In cases where the divorcing parents are capable of co-parenting and live within geographical proximity of each other, a co-parenting custody arrangement may be in the best interests of the children.
Traditionally, the custodial parent would have physical custody of the children and the non custodial parent would be allowed visitation every other weekend and, perhaps, one or two nights during the week for dinners or overnights.
Of late, there is a trend towards co-parenting, where the children spend equal periods of time with both of their parents. The trick for all involved is designing a parenting plan that maximizes each parent’s time with the children, but minimizes troubling transitions, and limits the children’s time separated from the other parent. Daily exchanges are confusing and simply involve too many transitions. Weekly exchanges result in long periods away from the other parent.
The types of co-parenting plans run the gamut and are only limited by the parties’ willingness to be creative in designing a workable plan. In one common arrangement, the children will be with one parent on Monday and Tuesdays and with the other parent on Wednesdays and Thursdays; the parents then alternate weekends-Friday through Sunday. In another scenario, the time is split with one parent having the children 4 consecutive days and the other 3 consecutive days, then the time split is reversed so at the end of 14 days, each parent spends 7 days with the children.
While a 50/50 split may be desired, in some cases the children’s school schedules or the parents’ work schedules make the described time shares impractical or unmanageable. A more traditional custodial arrangement may be desired; time imbalances could be equalized with the non custodial parent having the children during vacations, holidays and throughout the summer.

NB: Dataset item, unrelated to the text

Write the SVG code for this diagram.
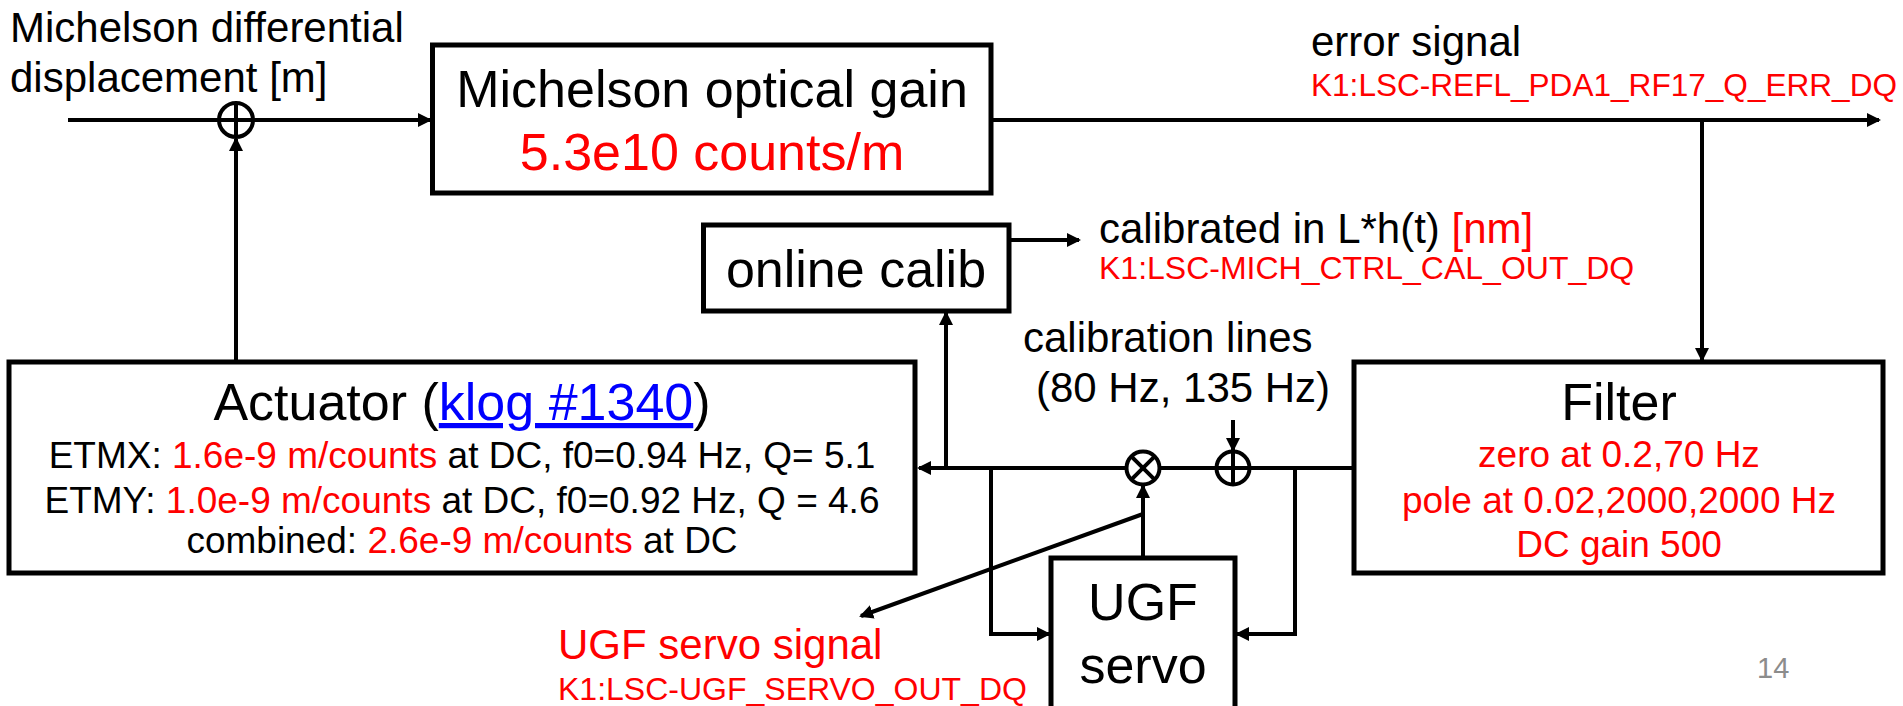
<svg xmlns="http://www.w3.org/2000/svg" width="1903" height="706" viewBox="0 0 1903 706">
<style>
text{font-family:"Liberation Sans",Arial,sans-serif;fill:#000}
.t42{font-size:42px}
.t52{font-size:52px}
.t37{font-size:37px}
.t32{font-size:32px}
.red{fill:#FF0000}
.blue{fill:#0000FF}
.mid{text-anchor:middle}
.box{fill:#fff;stroke:#000;stroke-width:5}
.ln{fill:none;stroke:#000;stroke-width:4}
.arr{fill:none;stroke:#000;stroke-width:4;marker-end:url(#ah)}
.sym{fill:#fff;stroke:#000;stroke-width:4}
</style>
<defs>
<marker id="ah" markerUnits="userSpaceOnUse" markerWidth="16" markerHeight="16" refX="12" refY="7" orient="auto">
<path d="M0,0 L14,7 L0,14 z" fill="#000"/>
</marker>
</defs>
<rect width="1903" height="706" fill="#fff"/>

<g id="connectors">
<line class="arr" x1="68" y1="120" x2="430" y2="120"/>
<line class="arr" x1="991" y1="120" x2="1879" y2="120"/>
<line class="arr" x1="1702" y1="120" x2="1702" y2="360"/>
<line class="arr" x1="236" y1="362" x2="236" y2="139"/>
<line class="ln" x1="1354" y1="468" x2="1249" y2="468"/>
<line class="ln" x1="1217" y1="468" x2="1159" y2="468"/>
<line class="arr" x1="1126" y1="468" x2="919" y2="468"/>
<line class="arr" x1="946" y1="468" x2="946" y2="313"/>
<line class="arr" x1="1009" y1="240" x2="1079" y2="240"/>
<polyline class="arr" points="991,468 991,634 1049,634"/>
<polyline class="arr" points="1295,468 1295,634 1237,634"/>
<line class="arr" x1="1233" y1="420" x2="1233" y2="450"/>
<line class="arr" x1="1143" y1="558" x2="1143" y2="486"/>
<line class="arr" x1="1143" y1="514" x2="861" y2="616"/>
</g>

<g id="sum-top">
<circle class="sym" cx="236" cy="120" r="17"/>
<line class="ln" x1="219" y1="120" x2="253" y2="120"/>
<line class="ln" x1="236" y1="103" x2="236" y2="137"/>
</g>

<g id="mult">
<circle class="sym" cx="1143" cy="468" r="16.5"/>
<line class="ln" x1="1131.3" y1="456.3" x2="1154.7" y2="479.7"/>
<line class="ln" x1="1154.7" y1="456.3" x2="1131.3" y2="479.7"/>
</g>

<g id="sum-bottom">
<circle class="sym" cx="1233" cy="468" r="16.5"/>
<line class="ln" x1="1216.5" y1="468" x2="1249.5" y2="468"/>
<line class="ln" x1="1233" y1="451.5" x2="1233" y2="484.5"/>
</g>

<g id="input-label">
<text class="t42" x="10" y="42">Michelson differential</text>
<text class="t42" x="10" y="92">displacement [m]</text>
</g>

<g id="optical-gain">
<rect class="box" x="432.5" y="45" width="558.5" height="148"/>
<text class="t52 mid" x="712" y="107">Michelson optical gain</text>
<text class="t52 mid red" x="712" y="170">5.3e10 counts/m</text>
</g>

<g id="error-signal">
<text class="t42" x="1311" y="56">error signal</text>
<text class="t32 red" x="1311" y="96" textLength="586" lengthAdjust="spacingAndGlyphs">K1:LSC-REFL_PDA1_RF17_Q_ERR_DQ</text>
</g>

<g id="online-calib">
<rect class="box" x="703.5" y="225" width="305.5" height="86"/>
<text class="t52 mid" x="856" y="287">online calib</text>
</g>

<g id="calibrated-label">
<text class="t42" x="1099" y="243">calibrated in L*h(t) <tspan class="red">[nm]</tspan></text>
<text class="t32 red" x="1099" y="279">K1:LSC-MICH_CTRL_CAL_OUT_DQ</text>
</g>

<g id="calibration-lines">
<text class="t42" x="1023" y="352">calibration lines</text>
<text class="t42" x="1036" y="402">(80 Hz, 135 Hz)</text>
</g>

<g id="actuator">
<rect class="box" x="9" y="362" width="906" height="211"/>
<text class="t52 mid" x="462" y="420">Actuator (<tspan class="blue" text-decoration="underline">klog #1340</tspan>)</text>
<text class="t37 mid" x="462" y="468">ETMX: <tspan class="red">1.6e-9 m/counts</tspan> at DC, f0=0.94 Hz, Q= 5.1</text>
<text class="t37 mid" x="462" y="513">ETMY: <tspan class="red">1.0e-9 m/counts</tspan> at DC, f0=0.92 Hz, Q = 4.6</text>
<text class="t37 mid" x="462" y="553">combined: <tspan class="red">2.6e-9 m/counts</tspan> at DC</text>
</g>

<g id="filter">
<rect class="box" x="1354" y="362" width="529" height="211"/>
<text class="t52 mid" x="1619" y="420">Filter</text>
<text class="t37 mid red" x="1619" y="467">zero at 0.2,70 Hz</text>
<text class="t37 mid red" x="1619" y="513">pole at 0.02,2000,2000 Hz</text>
<text class="t37 mid red" x="1619" y="557">DC gain 500</text>
</g>

<g id="ugf-servo">
<rect class="box" x="1051" y="558" width="184" height="170"/>
<text class="t52 mid" x="1143" y="620">UGF</text>
<text class="t52 mid" x="1143" y="683">servo</text>
</g>

<g id="ugf-signal">
<text class="t42 red" x="558" y="659">UGF servo signal</text>
<text class="t32 red" x="558" y="700">K1:LSC-UGF_SERVO_OUT_DQ</text>
</g>

<text x="1757" y="678" style="font-size:29px;fill:#8c8c8c">14</text>
</svg>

In order for a joint parenting plan to succeed, it is essential that the parents will be willing to be flexible and to put the interests of the children first. Invariably, the children’s school or extra-curricular activities or the one of the parents’ work schedules will require that the access schedule be “adjusted.” If the parents are inflexible or unwilling to cooperate with each other to co-parent their children, a joint custody parenting plan will simply not work.